- Directed by: Chuck Jones
- Story by: Chuck Jones
- Starring: Mel Blanc
- Edited by: Treg Brown
- Music by: Milt Franklyn
- Animation by: Bob Bransford Ken Harris Tom Ray Richard Thompson Harry Love (effects animation)
- Layouts by: Maurice Noble
- Backgrounds by: Phillip DeGuard
- Color process: Technicolor
- Production company: Warner Bros. Cartoons
- Distributed by: Warner Bros. Pictures
- Release date: June 24, 1961;
- Running time: 6 min
- Language: English

= A Scent of the Matterhorn =

A Scent of the Matterhorn is a 1961 Warner Bros. Looney Tunes cartoon written and directed by Chuck Jones (credited as M. Charl Jones).
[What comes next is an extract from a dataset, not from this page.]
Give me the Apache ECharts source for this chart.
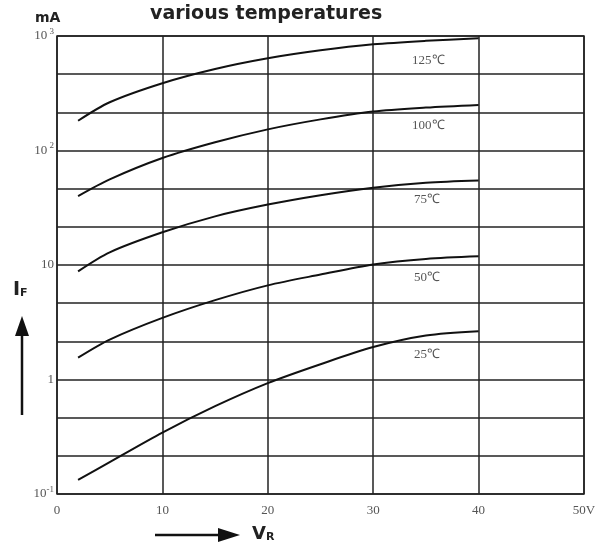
<!DOCTYPE html>
<html>
<head>
<meta charset="utf-8">
<script src="https://cdn.jsdelivr.net/npm/echarts@6/dist/echarts.min.js"></script>
<style>html,body{margin:0;padding:0;background:#fff;}#c{width:607px;height:546px;}</style>
</head>
<body>
<div id="c"></div>
<script>
// Reverse voltage (V)
const voltage = [2, 5, 10, 15, 20, 25, 30, 35, 40];
// Reverse current IF (mA) at various temperatures
const t125 = [182, 264, 387, 515, 639, 750, 846, 908, 955];
const t100 = [40, 56, 86, 118, 153, 187, 219, 237, 250];
const t75 = [8.8, 12.9, 19.3, 26.6, 33.7, 40.7, 47.3, 52.3, 54.7];
const t50 = [1.55, 2.23, 3.45, 4.93, 6.64, 8.25, 10.1, 11.3, 11.9];
const t25 = [0.133, 0.19, 0.344, 0.585, 0.93, 1.36, 1.92, 2.42, 2.64];
const seriesNames = ['125℃', '100℃', '75℃', '50℃', '25℃'];
const xTickLabels = ['0', '10', '20', '30', '40', '50V'];

const allSeries = [t125, t100, t75, t50, t25];
const labelPos = [[430, 62], [430, 127], [432, 201], [432, 279], [432, 356]];

const chart = echarts.init(document.getElementById('c'), null, {renderer: 'canvas'});

function yLabel(v) {
  const r = Math.round(Math.log10(v));
  if (r === 3) return '{b|10}{s| 3}';
  if (r === 2) return '{b|10}{s| 2}';
  if (r === 1) return '{b|10}';
  if (r === 0) return '{b|1}';
  if (r === -1) return '{b|10}{s|-1}';
  return '';
}

const option = {
  animation: false,
  backgroundColor: '#fff',
  grid: {left: 57, right: 23, top: 36, bottom: 52, show: true, borderColor: '#222', borderWidth: 1.5},
  xAxis: {
    type: 'value', min: 0, max: 50, interval: 10,
    axisLine: {show: false}, axisTick: {show: false},
    splitLine: {show: true, lineStyle: {color: '#222', width: 1.5}},
    axisLabel: {
      margin: 10,
      formatter: (v) => xTickLabels[Math.round(v / 10)],
      fontFamily: 'Liberation Serif', fontSize: 13, color: '#555'
    }
  },
  yAxis: [{
    type: 'log', logBase: 10, min: 0.1, max: 1000,
    axisLine: {show: false}, axisTick: {show: false},
    splitLine: {show: false},
    axisLabel: {
      margin: 3,
      formatter: yLabel,
      rich: {
        b: {fontFamily: 'Liberation Serif', fontSize: 13, color: '#555'},
        s: {fontFamily: 'Liberation Serif', fontSize: 9, color: '#555', verticalAlign: 'top', padding: [0, 0, 9, 0]}
      }
    }
  }, {
    type: 'value', min: 0, max: 12, interval: 1, position: 'right',
    axisLine: {show: false}, axisTick: {show: false}, axisLabel: {show: false},
    splitLine: {show: true, lineStyle: {color: '#222', width: 1.5}}
  }],
  series: allSeries.map((arr, i) => ({
    name: seriesNames[i],
    type: 'line',
    yAxisIndex: 0,
    data: voltage.map((v, k) => [v, arr[k]]),
    smooth: 0.3,
    showSymbol: false,
    lineStyle: {color: '#111', width: 2}
  })),
  graphic: [
    ...seriesNames.map((n, i) => ({
      type: 'text', left: labelPos[i][0] - 18, top: labelPos[i][1] - 8,
      style: {text: n, font: '13px "Liberation Serif"', fill: '#555'}
    })),
    {type: 'text', left: 35, top: 11, style: {text: 'mA', font: 'bold 14px "DejaVu Sans"', fill: '#222'}},
    {type: 'text', left: 150, top: 5, style: {text: 'various temperatures', font: 'bold 19px "DejaVu Sans"', fill: '#222'}},
    {type: 'text', left: 13, top: 281, style: {
      text: '{i|I}{f|F}',
      rich: {i: {font: 'bold 19px "DejaVu Sans"', fill: '#222'}, f: {font: 'bold 11px "DejaVu Sans"', fill: '#222', padding: [6, 0, 0, 0]}}
    }},
    {type: 'line', shape: {x1: 22, y1: 415, x2: 22, y2: 332}, style: {stroke: '#111', lineWidth: 2.5}},
    {type: 'polygon', shape: {points: [[22, 316], [15, 336], [29, 336]]}, style: {fill: '#111'}},
    {type: 'line', shape: {x1: 155, y1: 535, x2: 222, y2: 535}, style: {stroke: '#111', lineWidth: 2.5}},
    {type: 'polygon', shape: {points: [[240, 535], [218, 528], [218, 542]]}, style: {fill: '#111'}},
    {type: 'text', left: 252, top: 525, style: {
      text: '{v|V}{r|R}',
      rich: {v: {font: 'bold 18px "DejaVu Sans"', fill: '#222'}, r: {font: 'bold 11px "DejaVu Sans"', fill: '#222', padding: [6, 0, 0, 0]}}
    }}
  ]
};
chart.setOption(option);
</script>
</body>
</html>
The short was released on June 24, 1961, and stars Pepé Le Pew.

The title is a play on the phrase "ascent of the Matterhorn."

==Plot==
A road-painting wagon comes loose from its driver's carriage. Tumbling down cliffs, it wildly paints white stripes onto a cow, some chickens, and a pig. As a dog chases Penelope Pussycat, paint falls onto her back, then the wagon crashes into the dog, allowing Penelope to escape. Meanwhile, Pepé Le Pew walks through a meadow, singing "Tiptoe Through the Tulips" until he reaches a cliff edge and spots Penelope below, thinking she is a skunk. Amorous chasing ensues until Penelope reaches a crystal cave that shows her reflection many times. When Pepé catches up to her, he exclaims, "Hey! Girls. Acres and acres of girls, and they are mine, all mine!" Finally, he closes the cave behind him, the doors forming the shape of a heart.